Identifying the Crawler

The Facebook crawler can be identified by either of these user agent strings:

facebookexternalhit/1.1 (+http://www.facebook.com/externalhit_uatext.php)

or

facebookexternalhit/1.1

Crawler Access

The Facebook crawler needs to be able to access your content in order to scrape and share it correctly. Your pages should be visible to the crawler. If you require login or otherwise restrict access to your content, you'll need to whitelist our crawler. Note that our crawler only accepts gzip and deflate encodings, so make sure your server uses the right encoding. Please note that the crawler only scraps the first 1 MB of a page, so any Open Graph properties need to be listed before that cutoff.

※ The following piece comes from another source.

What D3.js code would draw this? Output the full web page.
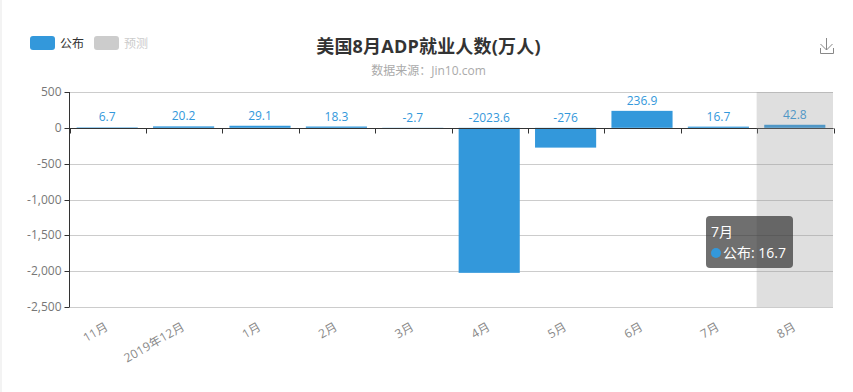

If content isn't available at the time of scraping, you can force a rescrape once it becomes available either by passing the URL through the Sharing Debugger or by using the Graph API.

There are two ways to give the crawler access:

  1. Whitelist the user agent strings listed above, which requires no upkeep
  2. Whitelist the IP addresses used by the crawler, which is more secure:

Run this command to get a current list of IP addresses the crawler uses.

whois -h whois.radb.net -- '-i origin AS32934' | grep ^route  

It will return a list of IP addresses that change often:

# For example only - over 100 in total
31.13.24.0/21 
66.220.144.0/20    
2401:db00::/32  
2620:0:1c00::/40  
2a03:2880::/32 

Ensuring reasonable latency

You need to ensure that the resources referenced in URLs to be crawled can be retrieved by the crawler reasonably quickly, in no more than a few seconds. If the crawler isn't able to do this, then Facebook will not be able to display the resource.

Crawler rate limiting

You can label pages and objects to change how long Facebook's crawler will wait to check them for new content. Use the og:ttl object property to limit crawler access if our crawler is being too aggressive.

Facebot Crawler

As of May 28th, 2014 you may also see a crawler with the following user agent string:

Facebot

Facebot is Facebook's web crawling robot that helps improve advertising performance. Facebot is designed to be polite. It attempts to access each web server no more than once every few seconds, in line with industry standards, and will respect your robots.txt settings.

Keep in mind Facebot checks for changes to your server's robots.txt file only a few times a day, so any updates will get noted on its next crawl and not immediately.